(begin)

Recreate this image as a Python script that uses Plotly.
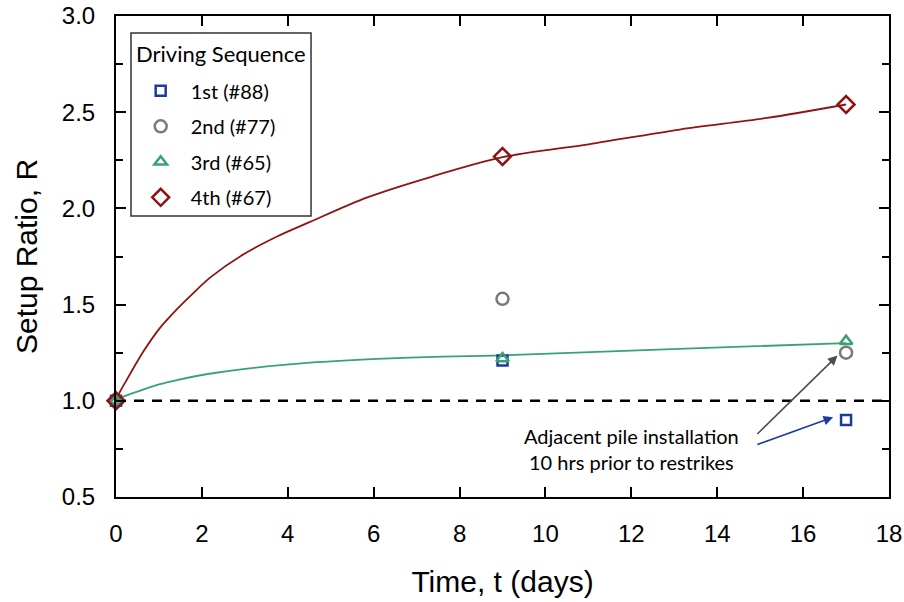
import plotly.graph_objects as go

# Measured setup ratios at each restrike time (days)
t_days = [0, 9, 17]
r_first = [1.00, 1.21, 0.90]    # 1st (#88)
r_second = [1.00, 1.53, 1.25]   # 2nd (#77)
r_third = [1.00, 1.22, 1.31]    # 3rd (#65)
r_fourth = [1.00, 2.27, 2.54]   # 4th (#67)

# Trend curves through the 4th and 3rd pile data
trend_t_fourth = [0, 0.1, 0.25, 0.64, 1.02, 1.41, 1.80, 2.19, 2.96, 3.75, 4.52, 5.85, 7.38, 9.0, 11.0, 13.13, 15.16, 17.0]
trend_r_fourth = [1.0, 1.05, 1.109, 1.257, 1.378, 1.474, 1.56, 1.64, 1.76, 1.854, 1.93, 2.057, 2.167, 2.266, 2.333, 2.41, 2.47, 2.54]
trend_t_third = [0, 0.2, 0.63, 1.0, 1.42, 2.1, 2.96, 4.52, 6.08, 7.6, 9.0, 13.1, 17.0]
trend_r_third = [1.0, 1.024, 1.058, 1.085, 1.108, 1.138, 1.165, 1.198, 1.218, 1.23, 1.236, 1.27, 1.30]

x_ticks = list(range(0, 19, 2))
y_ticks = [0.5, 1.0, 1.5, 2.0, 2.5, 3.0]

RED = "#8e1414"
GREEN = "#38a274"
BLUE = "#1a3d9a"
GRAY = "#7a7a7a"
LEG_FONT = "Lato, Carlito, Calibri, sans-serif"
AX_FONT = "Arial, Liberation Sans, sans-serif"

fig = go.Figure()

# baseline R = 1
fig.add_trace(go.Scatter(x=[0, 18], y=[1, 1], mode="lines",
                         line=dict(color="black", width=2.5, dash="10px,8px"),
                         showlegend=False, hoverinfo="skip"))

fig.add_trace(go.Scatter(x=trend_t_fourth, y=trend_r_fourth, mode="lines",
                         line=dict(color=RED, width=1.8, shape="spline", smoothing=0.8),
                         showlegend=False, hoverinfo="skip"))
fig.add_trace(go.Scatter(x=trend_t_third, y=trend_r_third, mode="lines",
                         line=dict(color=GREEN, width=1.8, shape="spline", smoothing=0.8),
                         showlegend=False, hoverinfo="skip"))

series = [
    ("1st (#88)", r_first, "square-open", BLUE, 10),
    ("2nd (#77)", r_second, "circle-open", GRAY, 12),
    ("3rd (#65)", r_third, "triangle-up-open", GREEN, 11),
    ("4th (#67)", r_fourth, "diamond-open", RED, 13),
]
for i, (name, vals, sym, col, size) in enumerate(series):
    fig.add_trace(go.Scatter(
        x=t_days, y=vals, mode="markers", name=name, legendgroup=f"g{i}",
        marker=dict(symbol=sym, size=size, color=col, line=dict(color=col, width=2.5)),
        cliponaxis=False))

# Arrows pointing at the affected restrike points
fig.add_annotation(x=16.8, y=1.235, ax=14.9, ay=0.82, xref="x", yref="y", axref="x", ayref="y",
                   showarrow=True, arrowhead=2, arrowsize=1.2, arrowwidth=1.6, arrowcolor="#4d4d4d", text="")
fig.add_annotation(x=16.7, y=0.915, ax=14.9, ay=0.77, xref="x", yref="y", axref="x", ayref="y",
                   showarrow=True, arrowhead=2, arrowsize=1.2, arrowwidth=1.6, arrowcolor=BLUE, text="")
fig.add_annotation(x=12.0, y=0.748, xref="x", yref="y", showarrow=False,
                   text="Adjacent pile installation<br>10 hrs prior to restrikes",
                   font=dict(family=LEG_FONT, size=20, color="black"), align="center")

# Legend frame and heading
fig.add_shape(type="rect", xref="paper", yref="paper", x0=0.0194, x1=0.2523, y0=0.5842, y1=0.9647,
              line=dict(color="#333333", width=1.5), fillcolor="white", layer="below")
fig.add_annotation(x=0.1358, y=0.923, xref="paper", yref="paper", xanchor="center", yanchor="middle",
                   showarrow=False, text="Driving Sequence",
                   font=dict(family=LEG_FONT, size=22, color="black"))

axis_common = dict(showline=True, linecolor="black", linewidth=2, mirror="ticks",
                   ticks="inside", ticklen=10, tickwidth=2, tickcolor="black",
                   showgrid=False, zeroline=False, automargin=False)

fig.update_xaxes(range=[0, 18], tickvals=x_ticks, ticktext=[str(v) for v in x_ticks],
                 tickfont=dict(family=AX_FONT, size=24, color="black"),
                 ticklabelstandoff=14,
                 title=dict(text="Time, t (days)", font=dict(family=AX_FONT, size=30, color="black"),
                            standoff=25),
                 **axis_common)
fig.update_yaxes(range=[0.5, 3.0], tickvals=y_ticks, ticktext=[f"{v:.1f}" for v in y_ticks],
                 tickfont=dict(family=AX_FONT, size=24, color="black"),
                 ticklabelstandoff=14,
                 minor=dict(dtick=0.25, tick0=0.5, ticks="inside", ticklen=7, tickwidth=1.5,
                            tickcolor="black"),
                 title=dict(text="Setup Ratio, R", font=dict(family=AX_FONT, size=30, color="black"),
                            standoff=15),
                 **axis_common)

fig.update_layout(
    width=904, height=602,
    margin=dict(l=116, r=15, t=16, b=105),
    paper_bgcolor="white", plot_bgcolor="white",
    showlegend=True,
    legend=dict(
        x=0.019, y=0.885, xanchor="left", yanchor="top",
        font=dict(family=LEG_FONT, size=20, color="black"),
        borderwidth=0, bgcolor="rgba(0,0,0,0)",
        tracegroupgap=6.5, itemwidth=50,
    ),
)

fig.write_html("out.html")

(end)

**WHAT TO PRODUCE:**
Begin at the first line of the data above and repeat each line exactly, stopping after the line containing "y_ticks = [0.5, 1.0, 1.5, 2.0, 2.5, 3.0]". Omit the pictures.

**TASK OUTPUT:**
Recreate this image as a Python script that uses Plotly.
import plotly.graph_objects as go

# Measured setup ratios at each restrike time (days)
t_days = [0, 9, 17]
r_first = [1.00, 1.21, 0.90]    # 1st (#88)
r_second = [1.00, 1.53, 1.25]   # 2nd (#77)
r_third = [1.00, 1.22, 1.31]    # 3rd (#65)
r_fourth = [1.00, 2.27, 2.54]   # 4th (#67)

# Trend curves through the 4th and 3rd pile data
trend_t_fourth = [0, 0.1, 0.25, 0.64, 1.02, 1.41, 1.80, 2.19, 2.96, 3.75, 4.52, 5.85, 7.38, 9.0, 11.0, 13.13, 15.16, 17.0]
trend_r_fourth = [1.0, 1.05, 1.109, 1.257, 1.378, 1.474, 1.56, 1.64, 1.76, 1.854, 1.93, 2.057, 2.167, 2.266, 2.333, 2.41, 2.47, 2.54]
trend_t_third = [0, 0.2, 0.63, 1.0, 1.42, 2.1, 2.96, 4.52, 6.08, 7.6, 9.0, 13.1, 17.0]
trend_r_third = [1.0, 1.024, 1.058, 1.085, 1.108, 1.138, 1.165, 1.198, 1.218, 1.23, 1.236, 1.27, 1.30]

x_ticks = list(range(0, 19, 2))
y_ticks = [0.5, 1.0, 1.5, 2.0, 2.5, 3.0]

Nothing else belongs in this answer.